(Figure scripts)
* * *

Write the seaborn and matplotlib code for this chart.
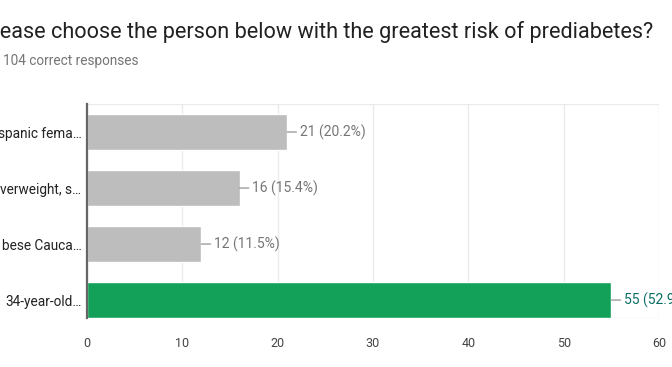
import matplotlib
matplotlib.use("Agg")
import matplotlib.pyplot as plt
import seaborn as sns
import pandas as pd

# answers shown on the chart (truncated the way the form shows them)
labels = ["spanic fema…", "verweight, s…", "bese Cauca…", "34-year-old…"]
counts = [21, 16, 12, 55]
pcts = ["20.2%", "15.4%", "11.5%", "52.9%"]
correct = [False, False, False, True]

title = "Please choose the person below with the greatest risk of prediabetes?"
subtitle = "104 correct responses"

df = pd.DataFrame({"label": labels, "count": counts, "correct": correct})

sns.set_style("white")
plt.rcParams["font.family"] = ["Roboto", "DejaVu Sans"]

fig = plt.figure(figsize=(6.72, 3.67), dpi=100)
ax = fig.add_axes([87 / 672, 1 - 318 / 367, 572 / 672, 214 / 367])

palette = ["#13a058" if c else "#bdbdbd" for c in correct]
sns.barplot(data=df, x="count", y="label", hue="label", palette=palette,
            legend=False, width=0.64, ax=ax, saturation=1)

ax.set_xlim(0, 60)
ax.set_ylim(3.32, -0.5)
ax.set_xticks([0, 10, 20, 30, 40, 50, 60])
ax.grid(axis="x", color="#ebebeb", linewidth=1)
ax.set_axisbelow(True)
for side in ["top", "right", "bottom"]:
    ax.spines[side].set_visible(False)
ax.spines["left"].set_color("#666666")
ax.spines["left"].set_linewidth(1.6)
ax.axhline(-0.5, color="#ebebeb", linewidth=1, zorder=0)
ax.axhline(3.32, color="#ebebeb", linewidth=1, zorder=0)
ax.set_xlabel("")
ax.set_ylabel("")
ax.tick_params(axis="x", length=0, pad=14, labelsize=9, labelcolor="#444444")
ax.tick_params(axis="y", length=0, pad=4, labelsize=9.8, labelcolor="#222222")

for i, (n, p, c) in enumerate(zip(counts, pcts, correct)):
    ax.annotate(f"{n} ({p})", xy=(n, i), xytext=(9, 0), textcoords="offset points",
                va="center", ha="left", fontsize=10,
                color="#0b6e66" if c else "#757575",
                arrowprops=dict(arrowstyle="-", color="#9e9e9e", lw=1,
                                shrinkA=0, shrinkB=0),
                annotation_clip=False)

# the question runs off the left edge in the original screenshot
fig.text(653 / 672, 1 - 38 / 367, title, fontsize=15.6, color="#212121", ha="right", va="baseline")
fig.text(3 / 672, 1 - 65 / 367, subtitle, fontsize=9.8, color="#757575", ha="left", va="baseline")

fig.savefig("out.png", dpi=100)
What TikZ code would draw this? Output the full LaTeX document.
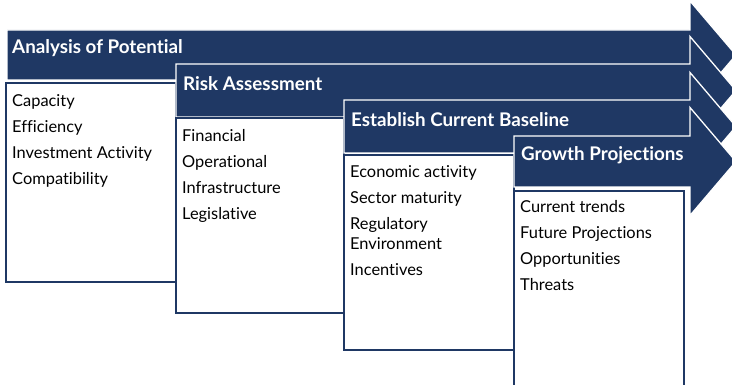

* * *

> Task directions:
Reproduce only the lines from the beginning of the data through the line that contains "legend=False, width=0.64, ax=ax, saturation=1)", both included, and please drop the pictures.

> Answer below:
Write the seaborn and matplotlib code for this chart.
import matplotlib
matplotlib.use("Agg")
import matplotlib.pyplot as plt
import seaborn as sns
import pandas as pd

# answers shown on the chart (truncated the way the form shows them)
labels = ["spanic fema…", "verweight, s…", "bese Cauca…", "34-year-old…"]
counts = [21, 16, 12, 55]
pcts = ["20.2%", "15.4%", "11.5%", "52.9%"]
correct = [False, False, False, True]

title = "Please choose the person below with the greatest risk of prediabetes?"
subtitle = "104 correct responses"

df = pd.DataFrame({"label": labels, "count": counts, "correct": correct})

sns.set_style("white")
plt.rcParams["font.family"] = ["Roboto", "DejaVu Sans"]

fig = plt.figure(figsize=(6.72, 3.67), dpi=100)
ax = fig.add_axes([87 / 672, 1 - 318 / 367, 572 / 672, 214 / 367])

palette = ["#13a058" if c else "#bdbdbd" for c in correct]
sns.barplot(data=df, x="count", y="label", hue="label", palette=palette,
            legend=False, width=0.64, ax=ax, saturation=1)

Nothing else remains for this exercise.